I will try to post a few of my thoughts and activities as my studies progress.
In the meantime, here is what I have written; my Meaningful Place …
The island holds a special wide rock on its westerly shore. Weekly, as a girl, I was tasked to sweep the rock clean; I never knew why, only that it was kept clear as far back as my great grandmother’s time.
To the north, you step down to a smaller space where sunlight dims, temperature falls and noise recedes, a natural cathedral walled and canopied with great long-needle white pines, a private space for deep thought and prayer.
The west wall drops suddenly to the water, but in those days, held the roots of an ancient cedar, its bole swung low over the water before arching skyward. The leaning tree; you could see its distinct outline from the far south shores of the lake.

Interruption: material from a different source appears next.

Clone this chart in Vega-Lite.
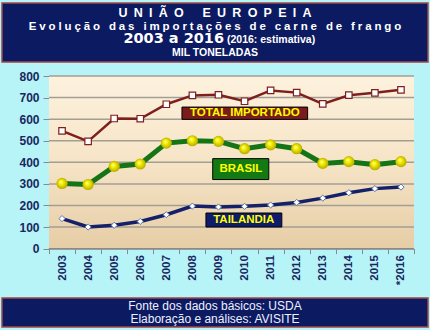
{
  "$schema": "https://vega.github.io/schema/vega-lite/v6.json",
  "background": "#b6f4f7",
  "padding": {"left": 1, "top": 2, "right": 3, "bottom": 3},
  "spacing": 7,
  "config": {"axis": {"labelOverlap": false}},
  "vconcat": [
    {
      "width": 426,
      "height": 59,
      "view": {"fill": "#0c1a62", "stroke": "#a04848", "strokeWidth": 1.5},
      "layer": [
        {
          "data": {"values": [{"line": 1, "t": "U\u2002N\u2002I\u2002Ã\u2002O\u2002\u2002\u2002E\u2002U\u2002R\u2002O\u2002P\u2002E\u2002I\u2002A"}]},
          "mark": {"type": "text", "font": "Liberation Sans", "fontWeight": "bold", "fontSize": 12.5, "color": "#ffffff", "baseline": "middle", "dy": 0.3},
          "encoding": {
            "y": {"field": "line", "type": "ordinal", "scale": {"type": "point", "domain": [1, 2, 3, 4], "padding": 0.77}, "axis": null},
            "text": {"field": "t"}
          }
        },
        {
          "data": {"values": [{"line": 2, "t": "E\u2005v\u2005o\u2005l\u2005u\u2005ç\u2005ã\u2005o\u2005 \u2005d\u2005a\u2005s\u2005 \u2005i\u2005m\u2005p\u2005o\u2005r\u2005t\u2005a\u2005ç\u2005õ\u2005e\u2005s\u2005 \u2005d\u2005e\u2005 \u2005c\u2005a\u2005r\u2005n\u2005e\u2005 \u2005d\u2005e\u2005 \u2005f\u2005r\u2005a\u2005n\u2005g\u2005o"}]},
          "mark": {"type": "text", "font": "Liberation Sans", "fontWeight": "bold", "fontSize": 11.5, "color": "#ffffff", "baseline": "middle", "dy": 0.8},
          "encoding": {
            "y": {"field": "line", "type": "ordinal", "scale": {"type": "point", "domain": [1, 2, 3, 4], "padding": 0.77}, "axis": null},
            "text": {"field": "t"}
          }
        },
        {
          "data": {"values": [{"line": 3, "t": "2003 a 2016"}]},
          "mark": {"type": "text", "font": "DejaVu Sans", "fontWeight": "bold", "fontSize": 14.5, "color": "#ffffff", "baseline": "alphabetic", "align": "right", "dx": 9, "dy": 4.3},
          "encoding": {
            "y": {"field": "line", "type": "ordinal", "scale": {"type": "point", "domain": [1, 2, 3, 4], "padding": 0.77}, "axis": null},
            "text": {"field": "t"}
          }
        },
        {
          "data": {"values": [{"line": 3, "t": "(2016: estimativa)"}]},
          "mark": {"type": "text", "font": "Liberation Sans", "fontWeight": "bold", "fontSize": 10.5, "color": "#ffffff", "baseline": "alphabetic", "align": "left", "dx": 12, "dy": 4.3},
          "encoding": {
            "y": {"field": "line", "type": "ordinal", "scale": {"type": "point", "domain": [1, 2, 3, 4], "padding": 0.77}, "axis": null},
            "text": {"field": "t"}
          }
        },
        {
          "data": {"values": [{"line": 4, "t": "MIL TONELADAS"}]},
          "mark": {"type": "text", "font": "Liberation Sans", "fontWeight": "bold", "fontSize": 10.5, "color": "#ffffff", "baseline": "middle", "dy": 1.3},
          "encoding": {
            "y": {"field": "line", "type": "ordinal", "scale": {"type": "point", "domain": [1, 2, 3, 4], "padding": 0.77}, "axis": null},
            "text": {"field": "t"}
          }
        }
      ]
    },
    {
      "spacing": 12,
      "vconcat": [
        {
          "width": 426,
          "height": 172.6,
          "view": {"stroke": null, "fill": null},
          "data": {"values": [
            {"year": 2003, "total": 546, "brasil": 302, "tailandia": 139},
            {"year": 2004, "total": 497, "brasil": 297, "tailandia": 100},
            {"year": 2005, "total": 603, "brasil": 381, "tailandia": 108},
            {"year": 2006, "total": 602, "brasil": 392, "tailandia": 126},
            {"year": 2007, "total": 669, "brasil": 489, "tailandia": 157},
            {"year": 2008, "total": 710, "brasil": 500, "tailandia": 197},
            {"year": 2009, "total": 713, "brasil": 497, "tailandia": 193},
            {"year": 2010, "total": 683, "brasil": 463, "tailandia": 196},
            {"year": 2011, "total": 733, "brasil": 481, "tailandia": 202},
            {"year": 2012, "total": 723, "brasil": 463, "tailandia": 214},
            {"year": 2013, "total": 671, "brasil": 395, "tailandia": 234},
            {"year": 2014, "total": 711, "brasil": 403, "tailandia": 259},
            {"year": 2015, "total": 722, "brasil": 389, "tailandia": 278},
            {"year": 2016, "total": 736, "brasil": 403, "tailandia": 285}
          ]},
          "layer": [
            {
              "mark": {"type": "rect",
                "fill": {"gradient": "linear", "x1": 0, "y1": 0, "x2": 0, "y2": 1, "stops": [{"offset": 0, "color": "#fdf2de"}, {"offset": 0.5, "color": "#f6e4c6"}, {"offset": 1, "color": "#e6cda6"}]}},
              "encoding": {
                "x": {"datum": 2002.5, "type": "quantitative", "title": null,
                  "scale": {"domain": [2000.6973, 2017.037], "nice": false, "zero": false},
                  "axis": {"values": [2002.5, 2003.5, 2004.5, 2005.5, 2006.5, 2007.5, 2008.5, 2009.5, 2010.5, 2011.5, 2012.5, 2013.5, 2014.5, 2015.5, 2016.5],
                    "tickCount": 15,
                    "labelExpr": "datum.value > 2016 ? '' : (datum.value > 2015 ? '*2016' : '' + (datum.value + 0.5))",
                    "labelAngle": -90, "grid": false, "labelOffset": 13.04, "labelOverlap": false, "labelBound": false, "labelFlush": false, "domain": false,
                    "tickSize": 5, "labelPadding": 1, "tickColor": "#8a8a8a",
                    "labelFont": "Liberation Sans", "labelFontWeight": "bold", "labelFontSize": 11.5, "labelColor": "#1a2660"}},
                "x2": {"datum": 2016.5},
                "y": {"datum": 0, "type": "quantitative", "title": null,
                  "scale": {"domain": [0, 800], "nice": false},
                  "axis": {"values": [0, 100, 200, 300, 400, 500, 600, 700, 800], "tickCount": 9, "labelOverlap": false, "grid": false, "offset": -47,
                    "tickSize": 6, "labelPadding": 4, "domainColor": "#8a8a8a", "tickColor": "#8a8a8a",
                    "labelFont": "Liberation Sans", "labelFontWeight": "bold", "labelFontSize": 12, "labelColor": "#1a2660"}},
                "y2": {"datum": 800}
              }
            },
            {
              "data": {"values": [{"v": 100}, {"v": 200}, {"v": 300}, {"v": 400}, {"v": 500}, {"v": 600}, {"v": 700}, {"v": 800}]},
              "mark": {"type": "rule", "color": "#a39e95", "strokeWidth": 1.5},
              "encoding": {
                "x": {"datum": 2002.5, "type": "quantitative", "title": null},
                "x2": {"datum": 2016.5},
                "y": {"field": "v", "type": "quantitative", "title": null}
              }
            },
            {
              "mark": {"type": "rule", "color": "#8a8a8a", "strokeWidth": 1},
              "encoding": {
                "x": {"datum": 2002.5, "type": "quantitative", "title": null},
                "x2": {"datum": 2016.5},
                "y": {"datum": 0, "type": "quantitative", "title": null}
              }
            },
            {
              "mark": {"type": "line", "color": "#7d1f1f", "strokeWidth": 2.5},
              "encoding": {
                "x": {"field": "year", "type": "quantitative", "title": null},
                "y": {"field": "total", "type": "quantitative", "title": null}
              }
            },
            {
              "mark": {"type": "point", "shape": "square", "filled": true, "fill": "#ffffff", "stroke": "#7d1f1f", "strokeWidth": 1.2, "size": 42, "opacity": 1},
              "encoding": {
                "x": {"field": "year", "type": "quantitative", "title": null},
                "y": {"field": "total", "type": "quantitative", "title": null}
              }
            },
            {
              "mark": {"type": "line", "color": "#157515", "strokeWidth": 5},
              "encoding": {
                "x": {"field": "year", "type": "quantitative", "title": null},
                "y": {"field": "brasil", "type": "quantitative", "title": null}
              }
            },
            {
              "mark": {"type": "point", "shape": "circle", "filled": true, "size": 125, "opacity": 1, "strokeWidth": 0,
                "fill": {"gradient": "radial", "x1": 0.38, "y1": 0.35, "r1": 0, "x2": 0.5, "y2": 0.5, "r2": 0.55,
                  "stops": [{"offset": 0, "color": "#ffffb0"}, {"offset": 0.35, "color": "#f5f000"}, {"offset": 1, "color": "#b0a000"}]}},
              "encoding": {
                "x": {"field": "year", "type": "quantitative", "title": null},
                "y": {"field": "brasil", "type": "quantitative", "title": null}
              }
            },
            {
              "mark": {"type": "line", "color": "#14206a", "strokeWidth": 3.5},
              "encoding": {
                "x": {"field": "year", "type": "quantitative", "title": null},
                "y": {"field": "tailandia", "type": "quantitative", "title": null}
              }
            },
            {
              "mark": {"type": "point", "shape": "diamond", "filled": true, "fill": "#ffffff", "stroke": "#5a78b0", "strokeWidth": 1, "size": 38, "opacity": 1},
              "encoding": {
                "x": {"field": "year", "type": "quantitative", "title": null},
                "y": {"field": "tailandia", "type": "quantitative", "title": null}
              }
            },
            {
              "data": {"values": [
                {"label": "TOTAL IMPORTADO", "x1": 2007.6, "x2": 2012.42, "y1": 599, "y2": 656, "xc": 2010.01, "yc": 627},
                {"label": "BRASIL", "x1": 2008.78, "x2": 2010.93, "y1": 320, "y2": 417, "xc": 2009.86, "yc": 368},
                {"label": "TAILANDIA", "x1": 2008.52, "x2": 2011.43, "y1": 100, "y2": 165, "xc": 2009.97, "yc": 133}
              ]},
              "layer": [
                {
                  "mark": {"type": "rect", "stroke": "#000000", "strokeWidth": 1},
                  "encoding": {
                    "x": {"field": "x1", "type": "quantitative", "title": null},
                    "x2": {"field": "x2"},
                    "y": {"field": "y1", "type": "quantitative", "title": null},
                    "y2": {"field": "y2"},
                    "color": {"field": "label", "type": "nominal", "legend": null,
                      "scale": {"domain": ["TOTAL IMPORTADO", "BRASIL", "TAILANDIA"], "range": ["#7a1c1c", "#137a13", "#0f1c6b"]}}
                  }
                },
                {
                  "mark": {"type": "text", "font": "Liberation Sans", "fontWeight": "bold", "fontSize": 11.5, "color": "#ffff00", "baseline": "middle", "align": "center"},
                  "encoding": {
                    "x": {"field": "xc", "type": "quantitative", "title": null},
                    "y": {"field": "yc", "type": "quantitative", "title": null},
                    "text": {"field": "label"}
                  }
                }
              ]
            }
          ]
        },
        {
          "width": 426,
          "height": 29,
          "view": {"fill": "#0c1a62", "stroke": "#a04848", "strokeWidth": 1.5},
          "layer": [
            {
              "data": {"values": [{"line": 1, "t": "Fonte dos dados básicos: USDA"}, {"line": 2, "t": "Elaboração e análises: AVISITE"}]},
              "mark": {"type": "text", "font": "Liberation Sans", "fontSize": 12, "color": "#eef0ff", "baseline": "middle"},
              "encoding": {
                "y": {"field": "line", "type": "ordinal", "scale": {"type": "point", "domain": [1, 2], "padding": 0.65}, "axis": null},
                "text": {"field": "t"}
              }
            }
          ]
        }
      ]
    }
  ]
}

Years later, I visited for a last time. The leaning tree was dying, the sweeping task long abandoned, but when I peeled back a carpet of black-scented loam and pine needles, faint traces of ancient petroglyphs, sun, moon phases, fish, were still visible. I gently restored the grassy carpet, comforted to know that the ancient lore of rituals and battles was held close in the rock, dreaming on.
And today? The Indian Rock is long buried beneath progress, but its power remains, power to call the heart home at a moment’s quiet thought.